---- Stored rows
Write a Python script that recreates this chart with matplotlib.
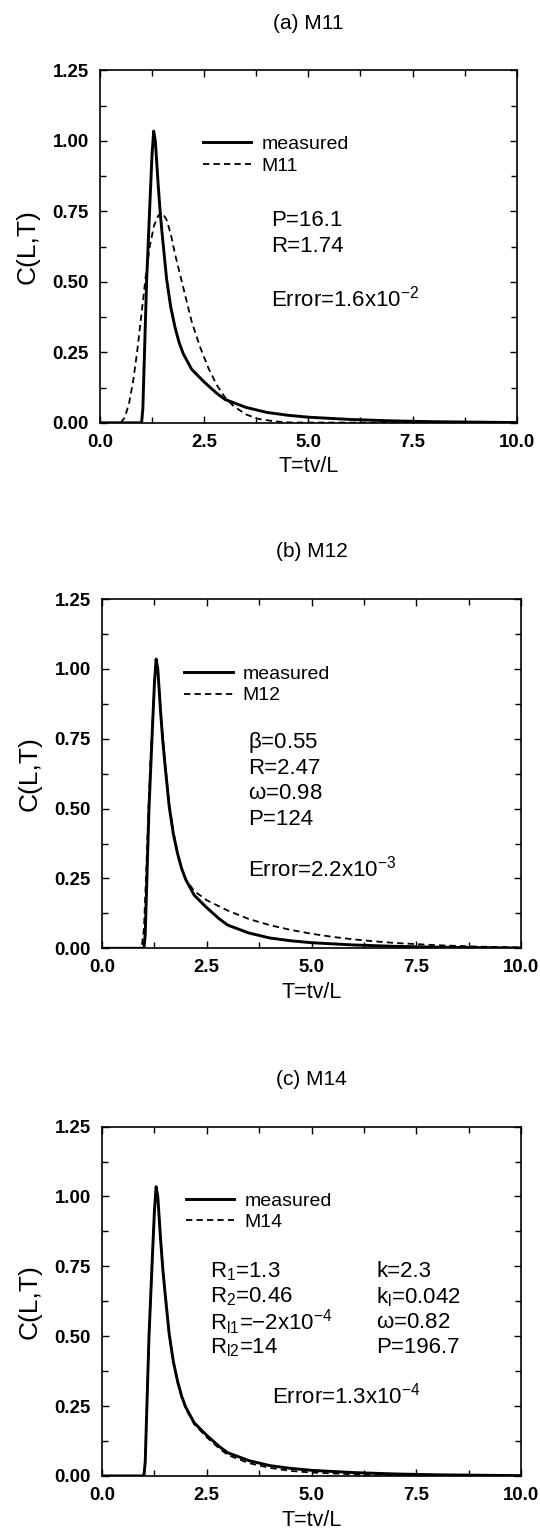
import numpy as np
import matplotlib
matplotlib.use("Agg")
from matplotlib import pyplot as plt
from matplotlib.ticker import MultipleLocator, FormatStrFormatter

plt.rcParams['font.family'] = ['Liberation Sans', 'DejaVu Sans']
plt.rcParams['mathtext.fontset'] = 'custom'
plt.rcParams['mathtext.rm'] = 'Liberation Sans'
plt.rcParams['mathtext.it'] = 'Liberation Sans'
plt.rcParams['mathtext.bf'] = 'Liberation Sans:bold'

# measured breakthrough curve (same in all panels)
T_meas = [0, 0.95, 1.0, 1.03, 1.08, 1.12, 1.16, 1.2, 1.25, 1.29, 1.33, 1.4, 1.45, 1.5,
          1.6, 1.7, 1.8, 1.9, 2.0, 2.2, 2.5, 2.8, 3.0, 3.5, 4.0, 4.5, 5.0, 6.0, 7.0, 8.0, 10.0]
C_meas = [0, 0, 0.0, 0.05, 0.3, 0.5, 0.64, 0.78, 0.95, 1.035, 1.0, 0.84, 0.74, 0.66,
          0.51, 0.41, 0.34, 0.285, 0.245, 0.19, 0.145, 0.105, 0.083, 0.055, 0.037, 0.027,
          0.02, 0.012, 0.007, 0.004, 0.001]

# model M11
T_m11 = [0, 0.5, 0.6, 0.7, 0.8, 0.9, 1.0, 1.1, 1.2, 1.3, 1.4, 1.5, 1.6, 1.7, 1.8, 2.0,
         2.2, 2.4, 2.6, 2.8, 3.0, 3.2, 3.5, 3.8, 4.2, 4.6, 10.0]
C_m11 = [0, 0, 0.02, 0.07, 0.15, 0.26, 0.39, 0.52, 0.63, 0.70, 0.735, 0.745, 0.72, 0.67,
         0.6, 0.48, 0.36, 0.27, 0.195, 0.135, 0.09, 0.06, 0.03, 0.014, 0.005, 0.001, 0]

# model M12
T_m12 = [0, 0.9, 0.95, 1.0, 1.05, 1.1, 1.15, 1.2, 1.25, 1.29, 1.33, 1.4, 1.5, 1.6, 1.7,
         1.8, 1.9, 2.0, 2.2, 2.5, 3.0, 3.5, 4.0, 4.5, 5.0, 5.5, 6.0, 6.5, 7.0, 7.5, 8.0,
         9.0, 10.0]
C_m12 = [0, 0, 0.01, 0.07, 0.26, 0.47, 0.66, 0.8, 0.95, 1.03, 1.0, 0.85, 0.67, 0.52, 0.42,
         0.34, 0.285, 0.245, 0.205, 0.172, 0.135, 0.105, 0.083, 0.066, 0.052, 0.041,
         0.032, 0.025, 0.019, 0.015, 0.011, 0.006, 0.003]

# model M14
T_m14 = [0, 0.95, 1.0, 1.03, 1.08, 1.12, 1.16, 1.2, 1.25, 1.29, 1.33, 1.4, 1.45, 1.5,
         1.6, 1.7, 1.8, 1.9, 2.0, 2.2, 2.5, 2.8, 3.0, 3.5, 4.0, 4.5, 5.0, 6.0, 7.0, 10.0]
C_m14 = [0, 0, 0.01, 0.06, 0.3, 0.5, 0.64, 0.78, 0.95, 1.03, 1.0, 0.84, 0.74, 0.66,
         0.51, 0.41, 0.335, 0.28, 0.24, 0.185, 0.138, 0.098, 0.075, 0.046, 0.029, 0.018,
         0.012, 0.006, 0.003, 0.0]

titles = ["(a) M11", "(b) M12", "(c) M14"]
model_names = ["M11", "M12", "M14"]
models = [(T_m11, C_m11), (T_m12, C_m12), (T_m14, C_m14)]

params_a = ["P=16.1", "R=1.74"]
params_b = [r"$\beta$=0.55", "R=2.47", r"$\omega$=0.98", "P=124"]
params_c_left = [r"R$_1$=1.3", r"R$_2$=0.46", r"R$_{l1}$=$-$2x10$^{-4}$", r"R$_{l2}$=14"]
params_c_right = ["k=2.3", r"k$_l$=0.042", r"$\omega$=0.82", "P=196.7"]
errors = [r"Error=1.6x10$^{-2}$", r"Error=2.2x10$^{-3}$", r"Error=1.3x10$^{-4}$"]

fig = plt.figure(figsize=(5.4, 15.32), dpi=100)
rects = [[0.185, 0.724, 0.772, 0.230],
         [0.189, 0.381, 0.776, 0.228],
         [0.189, 0.0366, 0.776, 0.228]]
legend_pos = [(0.247, 0.815), (0.196, 0.81), (0.2, 0.813)]
fs_txt = 16

for i in range(3):
    ax = fig.add_axes(rects[i])
    ax.plot(T_meas, C_meas, color='black', lw=2.1, label='measured')
    ax.plot(models[i][0], models[i][1], color='black', lw=1.3, dashes=(3.5, 2.3),
            label=model_names[i])
    ax.set_xlim(0, 10)
    ax.set_ylim(0, 1.25)
    ax.xaxis.set_major_locator(MultipleLocator(2.5))
    ax.xaxis.set_minor_locator(MultipleLocator(1.25))
    ax.yaxis.set_major_locator(MultipleLocator(0.25))
    ax.yaxis.set_minor_locator(MultipleLocator(0.125))
    ax.xaxis.set_major_formatter(FormatStrFormatter('%.1f'))
    ax.yaxis.set_major_formatter(FormatStrFormatter('%.2f'))
    ax.tick_params(which='both', direction='in', top=True, right=True, labelsize=13.4)
    ax.tick_params(which='major', length=5, width=1)
    ax.tick_params(which='minor', length=4, width=1)
    ax.tick_params(axis='x', pad=8)
    ax.tick_params(axis='y', pad=8)
    for lab in ax.get_xticklabels() + ax.get_yticklabels():
        lab.set_fontweight('bold')
    for s in ax.spines.values():
        s.set_linewidth(1.2)
    ax.set_xlabel("T=tv/L", fontsize=15.5, labelpad=4)
    ax.set_ylabel("C(L,T)", fontsize=19, labelpad=9)
    ax.set_title(titles[i], fontsize=15, pad=30)
    ax.legend(loc='upper left', bbox_to_anchor=legend_pos[i], frameon=False,
              fontsize=14, handlelength=2.5, handletextpad=0.5, labelspacing=0.2,
              borderpad=0, borderaxespad=0)

    if i == 0:
        for k, s in enumerate(params_a):
            ax.text(0.41, 0.574 - k * 0.074, s, transform=ax.transAxes, fontsize=fs_txt,
                    va='center', ha='left')
        ax.text(0.41, 0.352, errors[0], transform=ax.transAxes, fontsize=fs_txt,
                va='center', ha='left')
    elif i == 1:
        for k, s in enumerate(params_b):
            ax.text(0.349, 0.589 - k * 0.073, s, transform=ax.transAxes, fontsize=fs_txt,
                    va='center', ha='left')
        ax.text(0.349, 0.229, errors[1], transform=ax.transAxes, fontsize=fs_txt,
                va='center', ha='left')
    else:
        for k, s in enumerate(params_c_left):
            ax.text(0.258, 0.584 - k * 0.072, s, transform=ax.transAxes, fontsize=fs_txt,
                    va='center', ha='left')
        for k, s in enumerate(params_c_right):
            ax.text(0.654, 0.584 - k * 0.072, s, transform=ax.transAxes, fontsize=fs_txt,
                    va='center', ha='left')
        ax.text(0.406, 0.229, errors[2], transform=ax.transAxes, fontsize=fs_txt,
                va='center', ha='left')

fig.savefig("out.png", dpi=100)
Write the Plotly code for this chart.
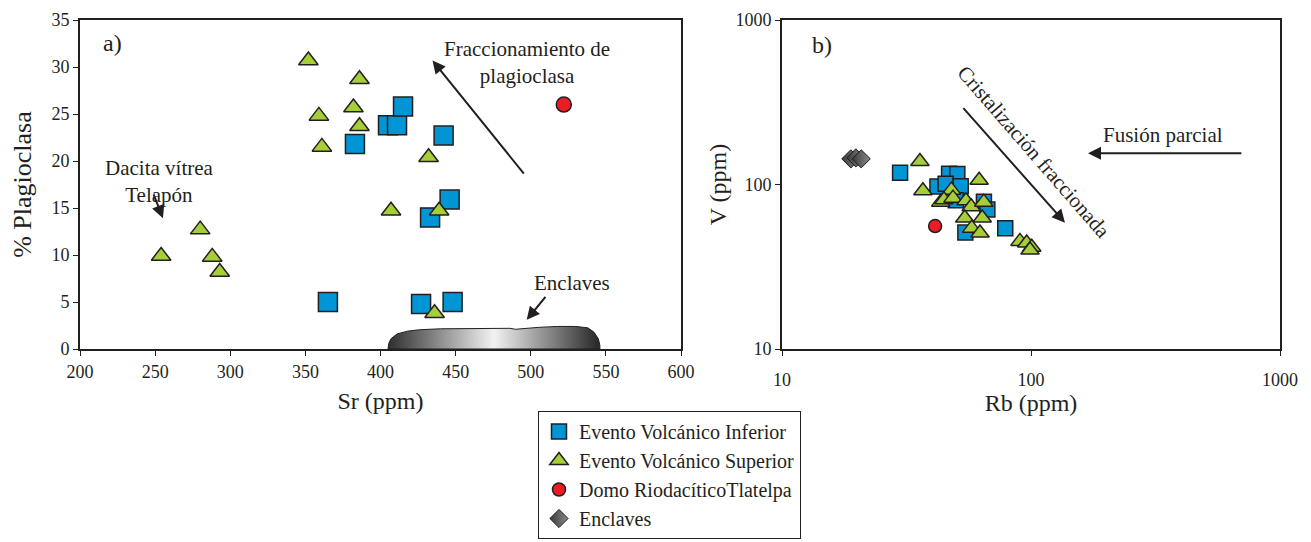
--------
Instructions for the task — Without including the pictures, reproduce all entries exactly.

Correct result —
Write a Python script that recreates this chart with matplotlib.
import numpy as np
import matplotlib
matplotlib.use("Agg")
from matplotlib import pyplot as plt
from matplotlib.ticker import MultipleLocator, FormatStrFormatter

plt.rcParams['font.family'] = ['Liberation Sans', 'DejaVu Sans']
plt.rcParams['mathtext.fontset'] = 'custom'
plt.rcParams['mathtext.rm'] = 'Liberation Sans'
plt.rcParams['mathtext.it'] = 'Liberation Sans'
plt.rcParams['mathtext.bf'] = 'Liberation Sans:bold'

# measured breakthrough curve (same in all panels)
T_meas = [0, 0.95, 1.0, 1.03, 1.08, 1.12, 1.16, 1.2, 1.25, 1.29, 1.33, 1.4, 1.45, 1.5,
          1.6, 1.7, 1.8, 1.9, 2.0, 2.2, 2.5, 2.8, 3.0, 3.5, 4.0, 4.5, 5.0, 6.0, 7.0, 8.0, 10.0]
C_meas = [0, 0, 0.0, 0.05, 0.3, 0.5, 0.64, 0.78, 0.95, 1.035, 1.0, 0.84, 0.74, 0.66,
          0.51, 0.41, 0.34, 0.285, 0.245, 0.19, 0.145, 0.105, 0.083, 0.055, 0.037, 0.027,
          0.02, 0.012, 0.007, 0.004, 0.001]

# model M11
T_m11 = [0, 0.5, 0.6, 0.7, 0.8, 0.9, 1.0, 1.1, 1.2, 1.3, 1.4, 1.5, 1.6, 1.7, 1.8, 2.0,
         2.2, 2.4, 2.6, 2.8, 3.0, 3.2, 3.5, 3.8, 4.2, 4.6, 10.0]
C_m11 = [0, 0, 0.02, 0.07, 0.15, 0.26, 0.39, 0.52, 0.63, 0.70, 0.735, 0.745, 0.72, 0.67,
         0.6, 0.48, 0.36, 0.27, 0.195, 0.135, 0.09, 0.06, 0.03, 0.014, 0.005, 0.001, 0]

# model M12
T_m12 = [0, 0.9, 0.95, 1.0, 1.05, 1.1, 1.15, 1.2, 1.25, 1.29, 1.33, 1.4, 1.5, 1.6, 1.7,
         1.8, 1.9, 2.0, 2.2, 2.5, 3.0, 3.5, 4.0, 4.5, 5.0, 5.5, 6.0, 6.5, 7.0, 7.5, 8.0,
         9.0, 10.0]
C_m12 = [0, 0, 0.01, 0.07, 0.26, 0.47, 0.66, 0.8, 0.95, 1.03, 1.0, 0.85, 0.67, 0.52, 0.42,
         0.34, 0.285, 0.245, 0.205, 0.172, 0.135, 0.105, 0.083, 0.066, 0.052, 0.041,
         0.032, 0.025, 0.019, 0.015, 0.011, 0.006, 0.003]

# model M14
T_m14 = [0, 0.95, 1.0, 1.03, 1.08, 1.12, 1.16, 1.2, 1.25, 1.29, 1.33, 1.4, 1.45, 1.5,
         1.6, 1.7, 1.8, 1.9, 2.0, 2.2, 2.5, 2.8, 3.0, 3.5, 4.0, 4.5, 5.0, 6.0, 7.0, 10.0]
C_m14 = [0, 0, 0.01, 0.06, 0.3, 0.5, 0.64, 0.78, 0.95, 1.03, 1.0, 0.84, 0.74, 0.66,
         0.51, 0.41, 0.335, 0.28, 0.24, 0.185, 0.138, 0.098, 0.075, 0.046, 0.029, 0.018,
         0.012, 0.006, 0.003, 0.0]

titles = ["(a) M11", "(b) M12", "(c) M14"]
model_names = ["M11", "M12", "M14"]
models = [(T_m11, C_m11), (T_m12, C_m12), (T_m14, C_m14)]

params_a = ["P=16.1", "R=1.74"]
params_b = [r"$\beta$=0.55", "R=2.47", r"$\omega$=0.98", "P=124"]
params_c_left = [r"R$_1$=1.3", r"R$_2$=0.46", r"R$_{l1}$=$-$2x10$^{-4}$", r"R$_{l2}$=14"]
params_c_right = ["k=2.3", r"k$_l$=0.042", r"$\omega$=0.82", "P=196.7"]
errors = [r"Error=1.6x10$^{-2}$", r"Error=2.2x10$^{-3}$", r"Error=1.3x10$^{-4}$"]

fig = plt.figure(figsize=(5.4, 15.32), dpi=100)
rects = [[0.185, 0.724, 0.772, 0.230],
         [0.189, 0.381, 0.776, 0.228],
         [0.189, 0.0366, 0.776, 0.228]]
legend_pos = [(0.247, 0.815), (0.196, 0.81), (0.2, 0.813)]
fs_txt = 16

for i in range(3):
    ax = fig.add_axes(rects[i])
    ax.plot(T_meas, C_meas, color='black', lw=2.1, label='measured')
    ax.plot(models[i][0], models[i][1], color='black', lw=1.3, dashes=(3.5, 2.3),
            label=model_names[i])
    ax.set_xlim(0, 10)
    ax.set_ylim(0, 1.25)
    ax.xaxis.set_major_locator(MultipleLocator(2.5))
    ax.xaxis.set_minor_locator(MultipleLocator(1.25))
    ax.yaxis.set_major_locator(MultipleLocator(0.25))
    ax.yaxis.set_minor_locator(MultipleLocator(0.125))
    ax.xaxis.set_major_formatter(FormatStrFormatter('%.1f'))
    ax.yaxis.set_major_formatter(FormatStrFormatter('%.2f'))
    ax.tick_params(which='both', direction='in', top=True, right=True, labelsize=13.4)
    ax.tick_params(which='major', length=5, width=1)
    ax.tick_params(which='minor', length=4, width=1)
    ax.tick_params(axis='x', pad=8)
    ax.tick_params(axis='y', pad=8)
    for lab in ax.get_xticklabels() + ax.get_yticklabels():
        lab.set_fontweight('bold')
    for s in ax.spines.values():
        s.set_linewidth(1.2)
    ax.set_xlabel("T=tv/L", fontsize=15.5, labelpad=4)
    ax.set_ylabel("C(L,T)", fontsize=19, labelpad=9)
    ax.set_title(titles[i], fontsize=15, pad=30)
    ax.legend(loc='upper left', bbox_to_anchor=legend_pos[i], frameon=False,
              fontsize=14, handlelength=2.5, handletextpad=0.5, labelspacing=0.2,
              borderpad=0, borderaxespad=0)

    if i == 0:
        for k, s in enumerate(params_a):
            ax.text(0.41, 0.574 - k * 0.074, s, transform=ax.transAxes, fontsize=fs_txt,
                    va='center', ha='left')
        ax.text(0.41, 0.352, errors[0], transform=ax.transAxes, fontsize=fs_txt,
                va='center', ha='left')
    elif i == 1:
        for k, s in enumerate(params_b):
            ax.text(0.349, 0.589 - k * 0.073, s, transform=ax.transAxes, fontsize=fs_txt,
                    va='center', ha='left')
        ax.text(0.349, 0.229, errors[1], transform=ax.transAxes, fontsize=fs_txt,
                va='center', ha='left')
    else:
        for k, s in enumerate(params_c_left):
            ax.text(0.258, 0.584 - k * 0.072, s, transform=ax.transAxes, fontsize=fs_txt,
                    va='center', ha='left')
        for k, s in enumerate(params_c_right):
            ax.text(0.654, 0.584 - k * 0.072, s, transform=ax.transAxes, fontsize=fs_txt,
                    va='center', ha='left')
        ax.text(0.406, 0.229, errors[2], transform=ax.transAxes, fontsize=fs_txt,
                va='center', ha='left')

fig.savefig("out.png", dpi=100)
Write the Plotly code for this chart.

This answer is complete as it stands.